SET PROBLEM: Transcribe each line of the material as it is, and drop any picture.

SUPPLIED INFORMATION:
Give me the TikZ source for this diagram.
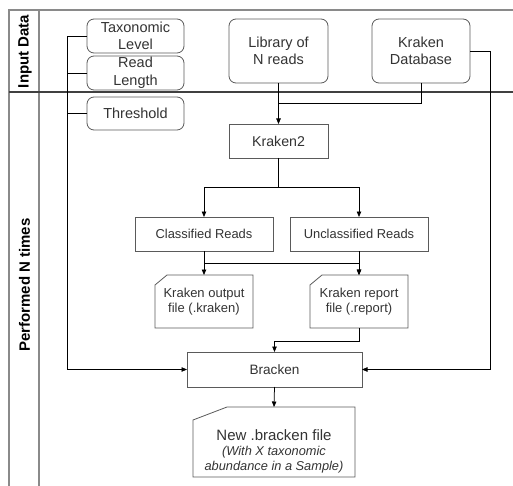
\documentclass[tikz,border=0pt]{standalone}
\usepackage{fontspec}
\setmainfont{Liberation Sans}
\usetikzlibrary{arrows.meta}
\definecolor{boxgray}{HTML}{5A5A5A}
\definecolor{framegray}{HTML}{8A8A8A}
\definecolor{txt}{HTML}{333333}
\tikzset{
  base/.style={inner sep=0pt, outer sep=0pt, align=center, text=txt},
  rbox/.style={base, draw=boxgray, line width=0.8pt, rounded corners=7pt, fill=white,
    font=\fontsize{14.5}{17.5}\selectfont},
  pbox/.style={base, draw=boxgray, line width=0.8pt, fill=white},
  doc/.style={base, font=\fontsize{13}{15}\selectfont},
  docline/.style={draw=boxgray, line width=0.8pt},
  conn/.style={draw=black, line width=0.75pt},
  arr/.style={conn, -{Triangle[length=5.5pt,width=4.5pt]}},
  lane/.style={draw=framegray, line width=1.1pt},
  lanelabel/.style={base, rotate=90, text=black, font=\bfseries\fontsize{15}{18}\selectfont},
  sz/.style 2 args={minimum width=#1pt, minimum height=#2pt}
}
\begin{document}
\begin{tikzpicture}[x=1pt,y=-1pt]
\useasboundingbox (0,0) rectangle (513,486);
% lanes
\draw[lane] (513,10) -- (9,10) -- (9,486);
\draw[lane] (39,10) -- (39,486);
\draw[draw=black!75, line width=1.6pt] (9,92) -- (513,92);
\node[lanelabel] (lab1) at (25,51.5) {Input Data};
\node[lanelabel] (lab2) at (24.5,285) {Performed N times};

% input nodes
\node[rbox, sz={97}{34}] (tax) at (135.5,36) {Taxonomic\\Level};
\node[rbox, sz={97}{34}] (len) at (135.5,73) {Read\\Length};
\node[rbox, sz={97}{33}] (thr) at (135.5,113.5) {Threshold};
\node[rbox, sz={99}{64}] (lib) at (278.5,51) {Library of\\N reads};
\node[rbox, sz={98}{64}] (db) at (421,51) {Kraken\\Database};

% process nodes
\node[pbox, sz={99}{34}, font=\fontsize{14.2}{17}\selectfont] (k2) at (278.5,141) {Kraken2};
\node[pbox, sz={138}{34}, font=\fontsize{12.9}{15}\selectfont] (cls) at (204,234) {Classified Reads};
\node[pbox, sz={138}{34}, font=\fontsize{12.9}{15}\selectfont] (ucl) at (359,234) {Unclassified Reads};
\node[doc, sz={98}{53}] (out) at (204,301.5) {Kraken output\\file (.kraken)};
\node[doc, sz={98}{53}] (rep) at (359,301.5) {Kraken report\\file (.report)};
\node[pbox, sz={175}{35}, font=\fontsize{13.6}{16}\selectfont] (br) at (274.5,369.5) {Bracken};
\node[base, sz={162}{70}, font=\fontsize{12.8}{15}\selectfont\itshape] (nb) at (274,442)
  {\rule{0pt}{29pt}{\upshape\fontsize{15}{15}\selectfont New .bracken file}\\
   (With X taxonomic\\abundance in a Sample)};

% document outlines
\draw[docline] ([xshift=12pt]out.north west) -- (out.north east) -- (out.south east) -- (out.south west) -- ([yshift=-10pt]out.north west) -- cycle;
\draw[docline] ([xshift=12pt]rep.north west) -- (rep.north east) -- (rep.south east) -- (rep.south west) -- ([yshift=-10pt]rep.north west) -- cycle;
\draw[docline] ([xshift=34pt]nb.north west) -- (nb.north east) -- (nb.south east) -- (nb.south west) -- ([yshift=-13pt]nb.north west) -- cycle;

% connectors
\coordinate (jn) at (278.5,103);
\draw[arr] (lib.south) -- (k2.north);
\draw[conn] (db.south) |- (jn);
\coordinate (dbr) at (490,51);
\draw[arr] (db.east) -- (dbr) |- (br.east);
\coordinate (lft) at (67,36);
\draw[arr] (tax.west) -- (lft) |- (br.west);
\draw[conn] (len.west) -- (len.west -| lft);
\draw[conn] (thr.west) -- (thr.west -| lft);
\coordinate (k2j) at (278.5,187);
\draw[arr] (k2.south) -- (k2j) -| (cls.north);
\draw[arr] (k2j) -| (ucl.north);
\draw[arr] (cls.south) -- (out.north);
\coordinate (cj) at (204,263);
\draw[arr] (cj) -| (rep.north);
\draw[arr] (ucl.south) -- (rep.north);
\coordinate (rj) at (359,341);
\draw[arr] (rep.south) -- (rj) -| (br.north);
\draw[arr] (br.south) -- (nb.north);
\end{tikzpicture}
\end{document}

ANSWER FOR THE TASK:
Give me the TikZ source for this diagram.
\documentclass[tikz,border=0pt]{standalone}
\usepackage{fontspec}
\setmainfont{Liberation Sans}
\usetikzlibrary{arrows.meta}
\definecolor{boxgray}{HTML}{5A5A5A}
\definecolor{framegray}{HTML}{8A8A8A}
\definecolor{txt}{HTML}{333333}
\tikzset{
  base/.style={inner sep=0pt, outer sep=0pt, align=center, text=txt},
  rbox/.style={base, draw=boxgray, line width=0.8pt, rounded corners=7pt, fill=white,
    font=\fontsize{14.5}{17.5}\selectfont},
  pbox/.style={base, draw=boxgray, line width=0.8pt, fill=white},
  doc/.style={base, font=\fontsize{13}{15}\selectfont},
  docline/.style={draw=boxgray, line width=0.8pt},
  conn/.style={draw=black, line width=0.75pt},
  arr/.style={conn, -{Triangle[length=5.5pt,width=4.5pt]}},
  lane/.style={draw=framegray, line width=1.1pt},
  lanelabel/.style={base, rotate=90, text=black, font=\bfseries\fontsize{15}{18}\selectfont},
  sz/.style 2 args={minimum width=#1pt, minimum height=#2pt}
}
\begin{document}
\begin{tikzpicture}[x=1pt,y=-1pt]
\useasboundingbox (0,0) rectangle (513,486);
% lanes
\draw[lane] (513,10) -- (9,10) -- (9,486);
\draw[lane] (39,10) -- (39,486);
\draw[draw=black!75, line width=1.6pt] (9,92) -- (513,92);
\node[lanelabel] (lab1) at (25,51.5) {Input Data};
\node[lanelabel] (lab2) at (24.5,285) {Performed N times};

% input nodes
\node[rbox, sz={97}{34}] (tax) at (135.5,36) {Taxonomic\\Level};
\node[rbox, sz={97}{34}] (len) at (135.5,73) {Read\\Length};
\node[rbox, sz={97}{33}] (thr) at (135.5,113.5) {Threshold};
\node[rbox, sz={99}{64}] (lib) at (278.5,51) {Library of\\N reads};
\node[rbox, sz={98}{64}] (db) at (421,51) {Kraken\\Database};

% process nodes
\node[pbox, sz={99}{34}, font=\fontsize{14.2}{17}\selectfont] (k2) at (278.5,141) {Kraken2};
\node[pbox, sz={138}{34}, font=\fontsize{12.9}{15}\selectfont] (cls) at (204,234) {Classified Reads};
\node[pbox, sz={138}{34}, font=\fontsize{12.9}{15}\selectfont] (ucl) at (359,234) {Unclassified Reads};
\node[doc, sz={98}{53}] (out) at (204,301.5) {Kraken output\\file (.kraken)};
\node[doc, sz={98}{53}] (rep) at (359,301.5) {Kraken report\\file (.report)};
\node[pbox, sz={175}{35}, font=\fontsize{13.6}{16}\selectfont] (br) at (274.5,369.5) {Bracken};
\node[base, sz={162}{70}, font=\fontsize{12.8}{15}\selectfont\itshape] (nb) at (274,442)
  {\rule{0pt}{29pt}{\upshape\fontsize{15}{15}\selectfont New .bracken file}\\
   (With X taxonomic\\abundance in a Sample)};

% document outlines
\draw[docline] ([xshift=12pt]out.north west) -- (out.north east) -- (out.south east) -- (out.south west) -- ([yshift=-10pt]out.north west) -- cycle;
\draw[docline] ([xshift=12pt]rep.north west) -- (rep.north east) -- (rep.south east) -- (rep.south west) -- ([yshift=-10pt]rep.north west) -- cycle;
\draw[docline] ([xshift=34pt]nb.north west) -- (nb.north east) -- (nb.south east) -- (nb.south west) -- ([yshift=-13pt]nb.north west) -- cycle;

% connectors
\coordinate (jn) at (278.5,103);
\draw[arr] (lib.south) -- (k2.north);
\draw[conn] (db.south) |- (jn);
\coordinate (dbr) at (490,51);
\draw[arr] (db.east) -- (dbr) |- (br.east);
\coordinate (lft) at (67,36);
\draw[arr] (tax.west) -- (lft) |- (br.west);
\draw[conn] (len.west) -- (len.west -| lft);
\draw[conn] (thr.west) -- (thr.west -| lft);
\coordinate (k2j) at (278.5,187);
\draw[arr] (k2.south) -- (k2j) -| (cls.north);
\draw[arr] (k2j) -| (ucl.north);
\draw[arr] (cls.south) -- (out.north);
\coordinate (cj) at (204,263);
\draw[arr] (cj) -| (rep.north);
\draw[arr] (ucl.south) -- (rep.north);
\coordinate (rj) at (359,341);
\draw[arr] (rep.south) -- (rj) -| (br.north);
\draw[arr] (br.south) -- (nb.north);
\end{tikzpicture}
\end{document}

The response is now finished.